President Donald Trump has long touted the effectiveness a wall along the U.S.-Mexico border as a way to keep people and illicit materials -- including drugs -- from entering the country. Since most of the drugs come into the U.S. through legal points of entry, DeFazio said, a wall isn't the best investment.

"According to testimony in 'El Chapo' [Joaquín] Guzmán's trial in New York," DeFazio said in reference to the court case involving the longtime Mexican drug lord, "the preferred method is to come through legal points of entry in converted semis, pickup trucks and other things.

"... We need to enhance our maritime interception, and the Coast Guard is the first line of defense there. And they need better assets," the congressman added.
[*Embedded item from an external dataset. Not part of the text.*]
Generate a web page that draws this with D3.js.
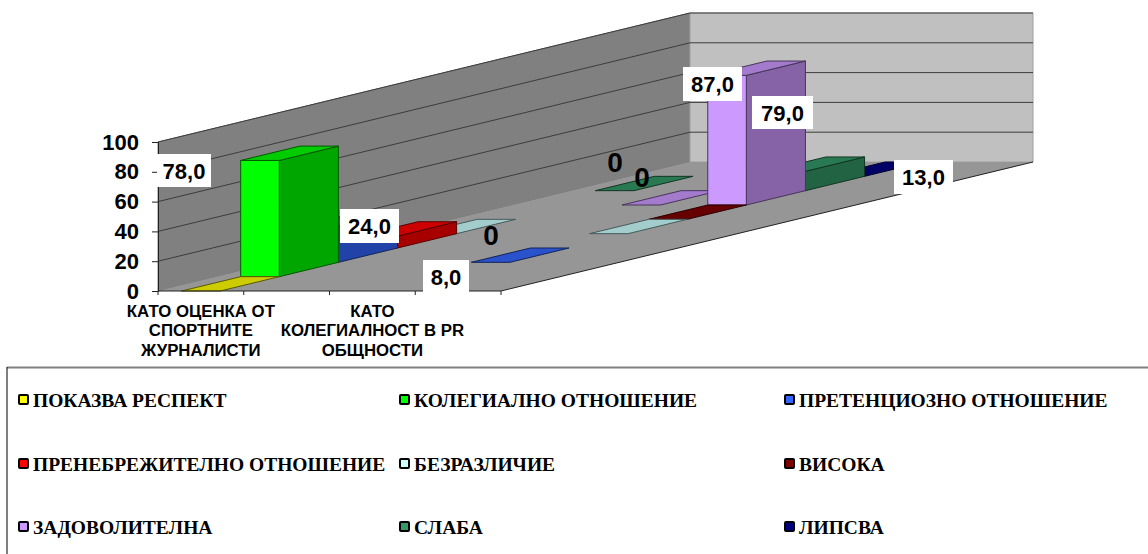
<!DOCTYPE html>
<html>
<head>
<meta charset="utf-8">
<style>
html,body{margin:0;padding:0;background:#fff;overflow:hidden}
svg{display:block}
</style>
<script src="https://cdn.jsdelivr.net/npm/d3@7"></script>
</head>
<body>
<svg id="chart" width="1148" height="554"></svg>
<script>
// Category slots along the front of the floor; two of them carry no caption.
const categories = ["c1", "c2", "c3", "c4"];
const categoryLines = [
  ["КАТО ОЦЕНКА ОТ", "СПОРТНИТЕ", "ЖУРНАЛИСТИ"],
  [],
  ["КАТО", "КОЛЕГИАЛНОСТ В PR", "ОБЩНОСТИ"],
  []
];

const seriesNames = [
  "ПОКАЗВА РЕСПЕКТ", "КОЛЕГИАЛНО ОТНОШЕНИЕ", "ПРЕТЕНЦИОЗНО ОТНОШЕНИЕ",
  "ПРЕНЕБРЕЖИТЕЛНО ОТНОШЕНИЕ", "БЕЗРАЗЛИЧИЕ", "ВИСОКА",
  "ЗАДОВОЛИТЕЛНА", "СЛАБА", "ЛИПСВА"
];
const seriesColors = [
  "#FFFF00", "#00FF00", "#3366FF", "#FF0000", "#CCFFFF",
  "#800000", "#CC99FF", "#339966", "#000080"
];

// Values per series, one entry per category slot; null means no bar.
const respect      = [0,    null, null, null];
const collegial    = [78,   null, null, null];
const pretentious  = [24,   null, 0,    null];
const neglect      = [8,    null, null, null];
const indifference = [0,    null, 0,    null];
const high         = [null, null, 0,    null];
const satisfactory = [null, 0,    87,   null];
const weak         = [0,    null, 13,   null];
const absent       = [null, null, 0,    null];
const seriesValues = [respect, collegial, pretentious, neglect, indifference, high, satisfactory, weak, absent];

const yTicks = [0, 20, 40, 60, 80, 100];
const boxedLabels = ["78,0", "24,0", "8,0", "87,0", "79,0", "13,0"];
const plainLabels = ["0", "0", "0"];

// Label placement, kept apart from the values.
const boxedLayout = [
  [157, 154, 54, 33], [340, 209, 59, 34], [423, 260, 46, 33],
  [683, 67, 59, 34], [752, 96, 61, 33], [894, 160, 59, 34]
];
const plainLayout = [[491, 245], [615, 172], [642, 187]];

const svg = d3.select("#chart");
const FONT = "'Liberation Sans', Arial, sans-serif";
const SERIF = "'Liberation Serif', 'Times New Roman', serif";

// Oblique projection: front plane plus a shift for each unit of depth.
const y = d3.scaleLinear().domain([0, 100]).range([291, 142]);
const x = d3.scaleBand().domain(categories).range([158, 501]).paddingInner(0).paddingOuter(0);
const depthX = d3.scaleLinear().domain([0, seriesNames.length]).range([0, 532]);
const depthY = d3.scaleLinear().domain([0, seriesNames.length]).range([0, -129]);
const project = (px, v, d) => [px + depthX(d), y(v) + depthY(d)];
const poly = pts => pts.map(p => p.join(",")).join(" ");

const x0 = x(categories[0]), x1 = x0 + x.bandwidth() * categories.length;
const depthN = seriesNames.length;

// Walls and floor
const walls = svg.append("g");
walls.append("polygon")
  .attr("points", poly([project(x0, 0, 0), project(x0, 100, 0), project(x0, 100, depthN), project(x0, 0, depthN)]))
  .attr("fill", "#808080").attr("stroke", "#7a7a7a").attr("stroke-width", 1);
walls.append("polygon")
  .attr("points", poly([project(x0, 0, depthN), project(x0, 100, depthN), project(x1, 100, depthN), project(x1, 0, depthN)]))
  .attr("fill", "#C0C0C0").attr("stroke", "#a0a0a0").attr("stroke-width", 1);
walls.append("polygon")
  .attr("points", poly([project(x0, 0, 0), project(x0, 0, depthN), project(x1, 0, depthN), project(x1, 0, 0)]))
  .attr("fill", "#969696");

// Gridlines across both walls
yTicks.filter(t => t > 0).forEach(t => {
  walls.append("polyline")
    .attr("points", poly([project(x0, t, 0), project(x0, t, depthN), project(x1, t, depthN)]))
    .attr("fill", "none").attr("stroke", "#3c3c3c").attr("stroke-width", 1);
});

// Floor edges
walls.append("line")
  .attr("x1", project(x1, 0, 0)[0]).attr("y1", project(x1, 0, 0)[1])
  .attr("x2", project(x1, 0, depthN)[0]).attr("y2", project(x1, 0, depthN)[1])
  .attr("stroke", "#222").attr("stroke-width", 1);

// Bars, painted from the deepest series forward
const barBand = 0.45;
const bars = svg.append("g");
d3.range(depthN - 1, -1, -1).forEach(s => {
  const base = d3.color(seriesColors[s]);
  const shade = k => d3.rgb(base.r * k, base.g * k, base.b * k).formatHex();
  const edge = shade(0.35);
  seriesValues[s].forEach((v, c) => {
    if (v === null) return;
    const cx = x(categories[c]) + x.bandwidth() / 2;
    const w = x.bandwidth() * barBand;
    const a = cx - w / 2, b = cx + w / 2;
    const g = bars.append("g").attr("stroke", edge).attr("stroke-width", 1).attr("stroke-linejoin", "round");
    if (v > 0) {
      g.append("polygon").attr("fill", shade(0.65))
        .attr("points", poly([project(b, 0, s), project(b, 0, s + 1), project(b, v, s + 1), project(b, v, s)]));
      g.append("polygon").attr("fill", base.formatHex())
        .attr("points", poly([project(a, 0, s), project(b, 0, s), project(b, v, s), project(a, v, s)]));
    }
    g.append("polygon").attr("fill", shade(0.8))
      .attr("points", poly([project(a, v, s), project(b, v, s), project(b, v, s + 1), project(a, v, s + 1)]));
  });
});

// Value axis
const yAxis = d3.axisLeft(y).tickValues(yTicks).tickFormat(d3.format("d")).tickSize(6).tickPadding(13);
const yG = svg.append("g").attr("transform", `translate(${x0},0)`).call(yAxis);
yG.select(".domain").attr("stroke", "#222");
yG.selectAll(".tick line").attr("stroke", "#222");
yG.selectAll("text").attr("font-family", FONT).attr("font-size", 22).attr("font-weight", "bold").attr("fill", "#000");

// Category axis with a tick at every slot boundary
const xG = svg.append("g");
xG.append("line").attr("x1", x0).attr("x2", x1).attr("y1", y(0)).attr("y2", y(0)).attr("stroke", "#222");
d3.range(categories.length + 1).forEach(i => {
  const tx = x0 + i * x.bandwidth();
  xG.append("line").attr("x1", tx).attr("x2", tx).attr("y1", y(0)).attr("y2", y(0) + 4).attr("stroke", "#222");
});
categoryLines.forEach((lines, c) => {
  const cx = x(categories[c]) + x.bandwidth() / 2;
  lines.forEach((ln, i) => {
    xG.append("text").attr("x", cx).attr("y", 317 + i * 19.3)
      .attr("text-anchor", "middle").attr("font-family", FONT)
      .attr("font-size", 16.8).attr("font-weight", "bold").attr("fill", "#000").text(ln);
  });
});

// Value captions
const labelG = svg.append("g");
boxedLabels.forEach((t, i) => {
  const [bx, by, bw, bh] = boxedLayout[i];
  labelG.append("rect").attr("x", bx).attr("y", by).attr("width", bw).attr("height", bh).attr("fill", "#fff");
  labelG.append("text").attr("x", bx + bw / 2).attr("y", by + bh / 2 + 8)
    .attr("text-anchor", "middle").attr("font-family", FONT).attr("font-size", 22)
    .attr("font-weight", "bold").attr("fill", "#000").text(t);
});
plainLabels.forEach((t, i) => {
  const [lx, ly] = plainLayout[i];
  labelG.append("text").attr("x", lx).attr("y", ly).attr("text-anchor", "middle")
    .attr("font-family", FONT).attr("font-size", 28).attr("font-weight", "bold").attr("fill", "#000").text(t);
});

// Legend panel
const legend = svg.append("g");
legend.append("line").attr("x1", 7).attr("x2", 1148).attr("y1", 367.5).attr("y2", 367.5).attr("stroke", "#808080").attr("stroke-width", 2);
legend.append("line").attr("x1", 7).attr("x2", 7).attr("y1", 367).attr("y2", 554).attr("stroke", "#000").attr("stroke-width", 1);
const legendX = d3.scaleOrdinal().domain([0, 1, 2]).range([19, 400, 785]);
const legendY = d3.scaleOrdinal().domain([0, 1, 2]).range([400, 464, 527]);
seriesNames.forEach((name, i) => {
  const col = i % 3, row = Math.floor(i / 3);
  const lx = legendX(col), ly = legendY(row);
  legend.append("rect").attr("x", lx).attr("y", ly - 5).attr("width", 9).attr("height", 9).attr("rx", 1)
    .attr("fill", seriesColors[i]).attr("stroke", "#000").attr("stroke-width", 2);
  legend.append("text").attr("x", lx + 14).attr("y", ly + 7)
    .attr("font-family", SERIF).attr("font-size", 19.5).attr("font-weight", "bold").attr("fill", "#000").text(name);
});
</script>
</body>
</html>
Between 2016 and 2017, the Coast Guard intercepted close to a million pounds of cocaine, mostly in the eastern Pacific where traffickers move drugs from Central and South America. Synthetic opioids, which have fueled a crisis resulting in an uptick in drug overdose deaths in recent years, are largely coming into the U.S. in powder form, often through postal and other parcel facilities, said Thomas Padden, the interdiction coordinator at the Office of National Drug Control Policy.

Drug smugglers frequently lace cocaine with fentanyl, a synthetic opioid, Poulin said. And that's what the Coast Guard could be more successful in stopping with more resources, he said, including more intelligence, surveillance and reconnaissance aircraft to patrol remote spots.

The maritime "playing field" smugglers are using continues to expand, Poulin added, which is why DeFazio says the U.S. should be spending money on the Coast Guard in place of a wall.

"[That area] is a heck of a lot bigger than the border," DeFazio said.